TASK STATEMENT: Write the data out again, character for character, with no images.

RAW DATA:
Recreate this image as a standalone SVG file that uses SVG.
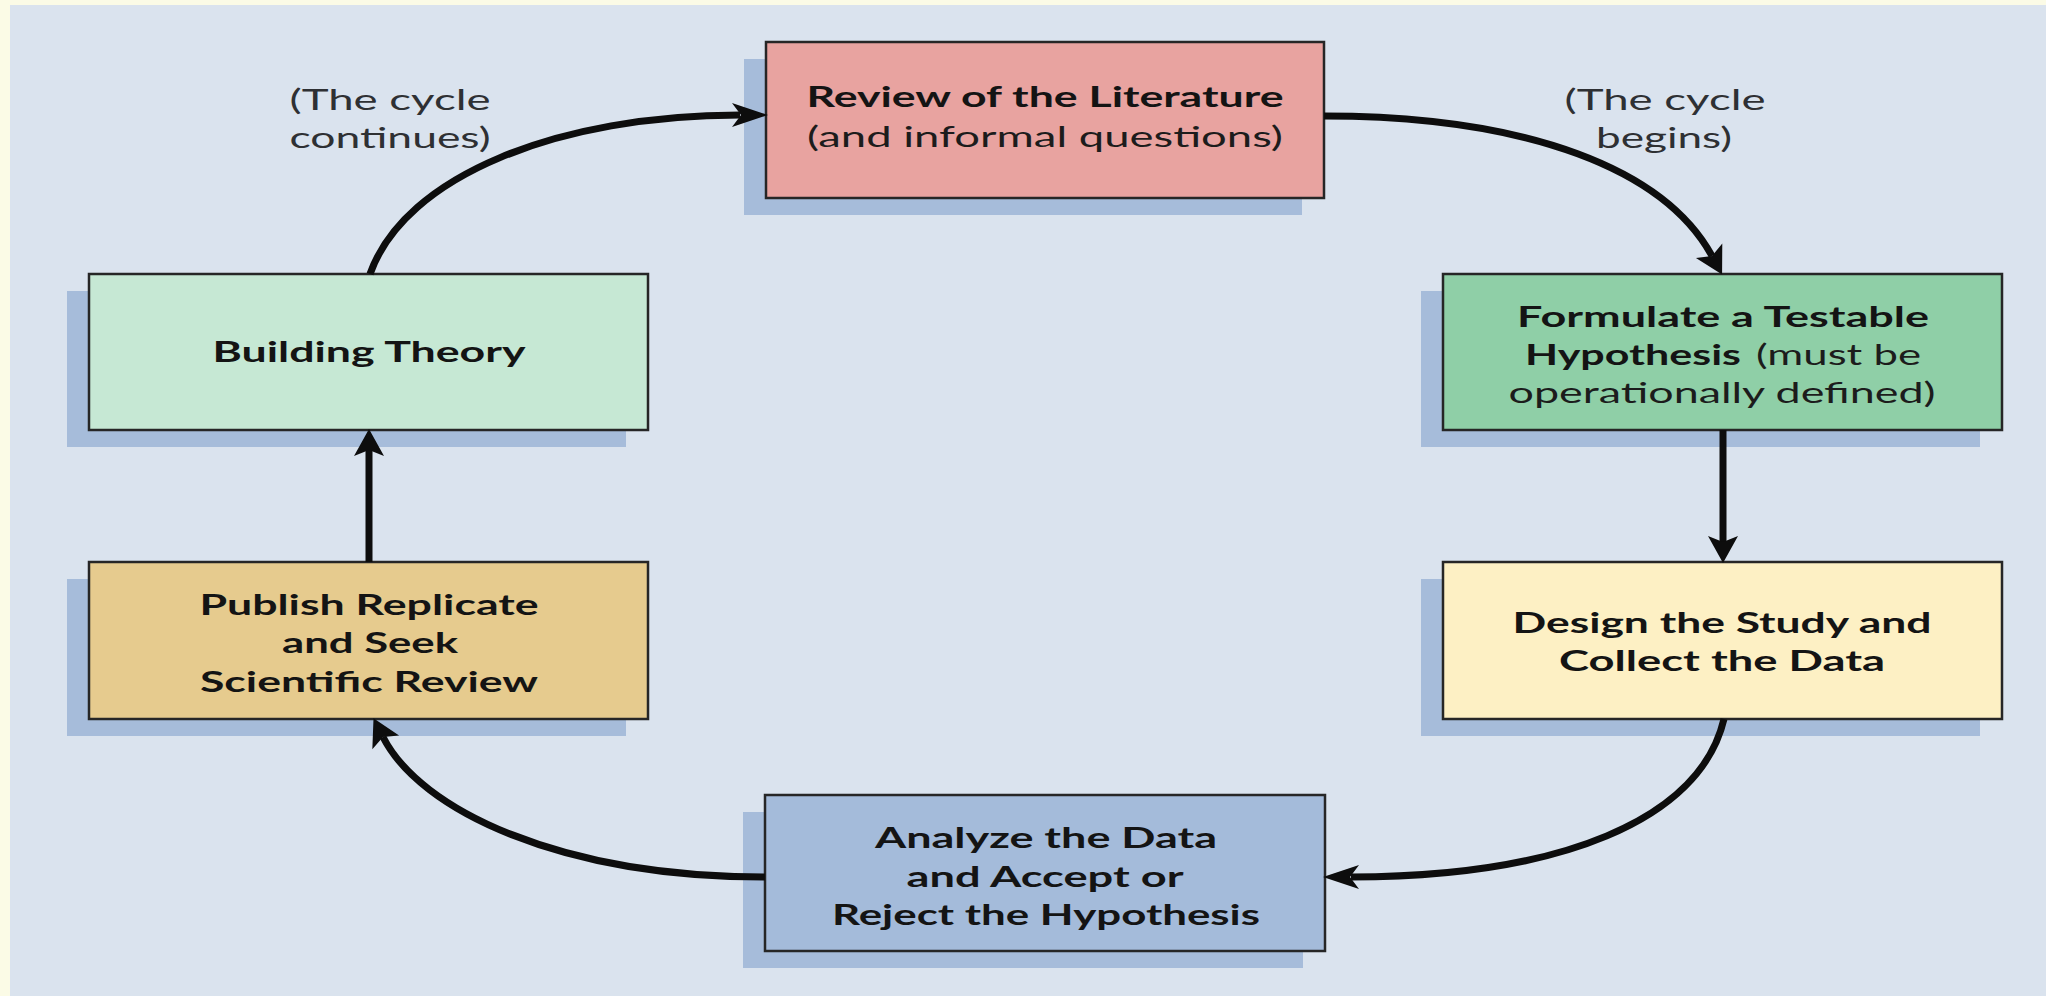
<svg xmlns="http://www.w3.org/2000/svg" width="2046" height="996" viewBox="0 0 2046 996">
  <defs>
    <style>
      .shadow { fill: #a6bcda; }
      .box { stroke: #262626; stroke-width: 2.5; }
      .b { font-family: Lato, "Open Sans", "Liberation Sans", sans-serif; font-weight: bold; font-size: 29px; fill: #141414; }
      .r { font-family: Lato, "Open Sans", "Liberation Sans", sans-serif; font-weight: normal; font-size: 29px; fill: #1c1c1c; }
      .lbl { font-family: Lato, "Open Sans", "Liberation Sans", sans-serif; font-size: 29px; fill: #2e3033; }
      .c { text-anchor: middle; }
      .conn { fill: none; stroke: #0d0d0d; stroke-width: 7; }
    </style>
    <marker id="ah" markerUnits="userSpaceOnUse" markerWidth="38" markerHeight="26" refX="8" refY="13" orient="auto" overflow="visible">
      <path d="M0,1 L36,13 L0,25 L9,13 Z" fill="#0d0d0d"/>
    </marker>
    <marker id="av" markerUnits="userSpaceOnUse" markerWidth="28" markerHeight="30" refX="6" refY="15" orient="auto" overflow="visible">
      <path d="M0,0 L27,15 L0,30 L6,15 Z" fill="#0d0d0d"/>
    </marker>
  </defs>

  <rect x="0" y="0" width="2046" height="996" fill="#fbfbe6"/>
  <rect x="10" y="5" width="2036" height="991" fill="#dae3ee"/>

  <g id="review">
    <rect class="shadow" x="744" y="59" width="558" height="156"/>
    <rect class="box" x="766" y="42" width="558" height="156" fill="#e8a3a0"/>
    <text class="b c" x="1045" y="107" textLength="477" lengthAdjust="spacingAndGlyphs">Review of the Literature</text>
    <text class="r c" x="1045" y="147" textLength="476" lengthAdjust="spacingAndGlyphs">(and informal questions)</text>
  </g>

  <g id="building">
    <rect class="shadow" x="67" y="291" width="559" height="156"/>
    <rect class="box" x="89" y="274" width="559" height="156" fill="#c6e8d4"/>
    <text class="b c" x="369" y="362" textLength="313" lengthAdjust="spacingAndGlyphs">Building Theory</text>
  </g>

  <g id="formulate">
    <rect class="shadow" x="1421" y="291" width="559" height="156"/>
    <rect class="box" x="1443" y="274" width="559" height="156" fill="#8fcfa7"/>
    <text class="b c" x="1723" y="327" textLength="412" lengthAdjust="spacingAndGlyphs">Formulate a Testable</text>
    <text class="b" x="1525" y="365" textLength="216" lengthAdjust="spacingAndGlyphs">Hypothesis</text>
    <text class="r" x="1756" y="365" textLength="165" lengthAdjust="spacingAndGlyphs">(must be</text>
    <text class="r c" x="1722" y="403" textLength="427" lengthAdjust="spacingAndGlyphs">operationally defined)</text>
  </g>

  <g id="design">
    <rect class="shadow" x="1421" y="579" width="559" height="157"/>
    <rect class="box" x="1443" y="562" width="559" height="157" fill="#fdf0c4"/>
    <text class="b c" x="1722" y="633" textLength="419" lengthAdjust="spacingAndGlyphs">Design the Study and</text>
    <text class="b c" x="1722" y="671" textLength="326" lengthAdjust="spacingAndGlyphs">Collect the Data</text>
  </g>

  <g id="analyze">
    <rect class="shadow" x="743" y="812" width="560" height="156"/>
    <rect class="box" x="765" y="795" width="560" height="156" fill="#a4bbda"/>
    <text class="b c" x="1046" y="848" textLength="342" lengthAdjust="spacingAndGlyphs">Analyze the Data</text>
    <text class="b c" x="1045" y="887" textLength="277" lengthAdjust="spacingAndGlyphs">and Accept or</text>
    <text class="b c" x="1046" y="925" textLength="428" lengthAdjust="spacingAndGlyphs">Reject the Hypothesis</text>
  </g>

  <g id="publish">
    <rect class="shadow" x="67" y="579" width="559" height="157"/>
    <rect class="box" x="89" y="562" width="559" height="157" fill="#e6cb8e"/>
    <text class="b c" x="369" y="615" textLength="339" lengthAdjust="spacingAndGlyphs">Publish Replicate</text>
    <text class="b c" x="370" y="653" textLength="176" lengthAdjust="spacingAndGlyphs">and Seek</text>
    <text class="b c" x="369" y="692" textLength="338" lengthAdjust="spacingAndGlyphs">Scientific Review</text>
  </g>

  <g id="label-continues">
    <text class="lbl c" x="390" y="110" textLength="201" lengthAdjust="spacingAndGlyphs">(The cycle</text>
    <text class="lbl c" x="390" y="148" textLength="201" lengthAdjust="spacingAndGlyphs">continues)</text>
  </g>
  <g id="label-begins">
    <text class="lbl c" x="1665" y="110" textLength="201" lengthAdjust="spacingAndGlyphs">(The cycle</text>
    <text class="lbl c" x="1664" y="148" textLength="136" lengthAdjust="spacingAndGlyphs">begins)</text>
  </g>

  <g id="connectors">
    <path class="conn" d="M370,274 C405,175 560,115 740,115" marker-end="url(#ah)"/>
    <path class="conn" d="M1324,116 C1530,116 1665,170 1712,256" marker-end="url(#av)"/>
    <path class="conn" d="M1723,430 L1723,542" marker-end="url(#av)"/>
    <path class="conn" d="M1724,719 C1700,820 1560,877 1351,877" marker-end="url(#ah)"/>
    <path class="conn" d="M765,877 C560,877 420,810 383,737" marker-end="url(#av)"/>
    <path class="conn" d="M369,562 L369,450" marker-end="url(#av)"/>
  </g>
</svg>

RESPONSE TO THE EXERCISE:
Recreate this image as a standalone SVG file that uses SVG.
<svg xmlns="http://www.w3.org/2000/svg" width="2046" height="996" viewBox="0 0 2046 996">
  <defs>
    <style>
      .shadow { fill: #a6bcda; }
      .box { stroke: #262626; stroke-width: 2.5; }
      .b { font-family: Lato, "Open Sans", "Liberation Sans", sans-serif; font-weight: bold; font-size: 29px; fill: #141414; }
      .r { font-family: Lato, "Open Sans", "Liberation Sans", sans-serif; font-weight: normal; font-size: 29px; fill: #1c1c1c; }
      .lbl { font-family: Lato, "Open Sans", "Liberation Sans", sans-serif; font-size: 29px; fill: #2e3033; }
      .c { text-anchor: middle; }
      .conn { fill: none; stroke: #0d0d0d; stroke-width: 7; }
    </style>
    <marker id="ah" markerUnits="userSpaceOnUse" markerWidth="38" markerHeight="26" refX="8" refY="13" orient="auto" overflow="visible">
      <path d="M0,1 L36,13 L0,25 L9,13 Z" fill="#0d0d0d"/>
    </marker>
    <marker id="av" markerUnits="userSpaceOnUse" markerWidth="28" markerHeight="30" refX="6" refY="15" orient="auto" overflow="visible">
      <path d="M0,0 L27,15 L0,30 L6,15 Z" fill="#0d0d0d"/>
    </marker>
  </defs>

  <rect x="0" y="0" width="2046" height="996" fill="#fbfbe6"/>
  <rect x="10" y="5" width="2036" height="991" fill="#dae3ee"/>

  <g id="review">
    <rect class="shadow" x="744" y="59" width="558" height="156"/>
    <rect class="box" x="766" y="42" width="558" height="156" fill="#e8a3a0"/>
    <text class="b c" x="1045" y="107" textLength="477" lengthAdjust="spacingAndGlyphs">Review of the Literature</text>
    <text class="r c" x="1045" y="147" textLength="476" lengthAdjust="spacingAndGlyphs">(and informal questions)</text>
  </g>

  <g id="building">
    <rect class="shadow" x="67" y="291" width="559" height="156"/>
    <rect class="box" x="89" y="274" width="559" height="156" fill="#c6e8d4"/>
    <text class="b c" x="369" y="362" textLength="313" lengthAdjust="spacingAndGlyphs">Building Theory</text>
  </g>

  <g id="formulate">
    <rect class="shadow" x="1421" y="291" width="559" height="156"/>
    <rect class="box" x="1443" y="274" width="559" height="156" fill="#8fcfa7"/>
    <text class="b c" x="1723" y="327" textLength="412" lengthAdjust="spacingAndGlyphs">Formulate a Testable</text>
    <text class="b" x="1525" y="365" textLength="216" lengthAdjust="spacingAndGlyphs">Hypothesis</text>
    <text class="r" x="1756" y="365" textLength="165" lengthAdjust="spacingAndGlyphs">(must be</text>
    <text class="r c" x="1722" y="403" textLength="427" lengthAdjust="spacingAndGlyphs">operationally defined)</text>
  </g>

  <g id="design">
    <rect class="shadow" x="1421" y="579" width="559" height="157"/>
    <rect class="box" x="1443" y="562" width="559" height="157" fill="#fdf0c4"/>
    <text class="b c" x="1722" y="633" textLength="419" lengthAdjust="spacingAndGlyphs">Design the Study and</text>
    <text class="b c" x="1722" y="671" textLength="326" lengthAdjust="spacingAndGlyphs">Collect the Data</text>
  </g>

  <g id="analyze">
    <rect class="shadow" x="743" y="812" width="560" height="156"/>
    <rect class="box" x="765" y="795" width="560" height="156" fill="#a4bbda"/>
    <text class="b c" x="1046" y="848" textLength="342" lengthAdjust="spacingAndGlyphs">Analyze the Data</text>
    <text class="b c" x="1045" y="887" textLength="277" lengthAdjust="spacingAndGlyphs">and Accept or</text>
    <text class="b c" x="1046" y="925" textLength="428" lengthAdjust="spacingAndGlyphs">Reject the Hypothesis</text>
  </g>

  <g id="publish">
    <rect class="shadow" x="67" y="579" width="559" height="157"/>
    <rect class="box" x="89" y="562" width="559" height="157" fill="#e6cb8e"/>
    <text class="b c" x="369" y="615" textLength="339" lengthAdjust="spacingAndGlyphs">Publish Replicate</text>
    <text class="b c" x="370" y="653" textLength="176" lengthAdjust="spacingAndGlyphs">and Seek</text>
    <text class="b c" x="369" y="692" textLength="338" lengthAdjust="spacingAndGlyphs">Scientific Review</text>
  </g>

  <g id="label-continues">
    <text class="lbl c" x="390" y="110" textLength="201" lengthAdjust="spacingAndGlyphs">(The cycle</text>
    <text class="lbl c" x="390" y="148" textLength="201" lengthAdjust="spacingAndGlyphs">continues)</text>
  </g>
  <g id="label-begins">
    <text class="lbl c" x="1665" y="110" textLength="201" lengthAdjust="spacingAndGlyphs">(The cycle</text>
    <text class="lbl c" x="1664" y="148" textLength="136" lengthAdjust="spacingAndGlyphs">begins)</text>
  </g>

  <g id="connectors">
    <path class="conn" d="M370,274 C405,175 560,115 740,115" marker-end="url(#ah)"/>
    <path class="conn" d="M1324,116 C1530,116 1665,170 1712,256" marker-end="url(#av)"/>
    <path class="conn" d="M1723,430 L1723,542" marker-end="url(#av)"/>
    <path class="conn" d="M1724,719 C1700,820 1560,877 1351,877" marker-end="url(#ah)"/>
    <path class="conn" d="M765,877 C560,877 420,810 383,737" marker-end="url(#av)"/>
    <path class="conn" d="M369,562 L369,450" marker-end="url(#av)"/>
  </g>
</svg>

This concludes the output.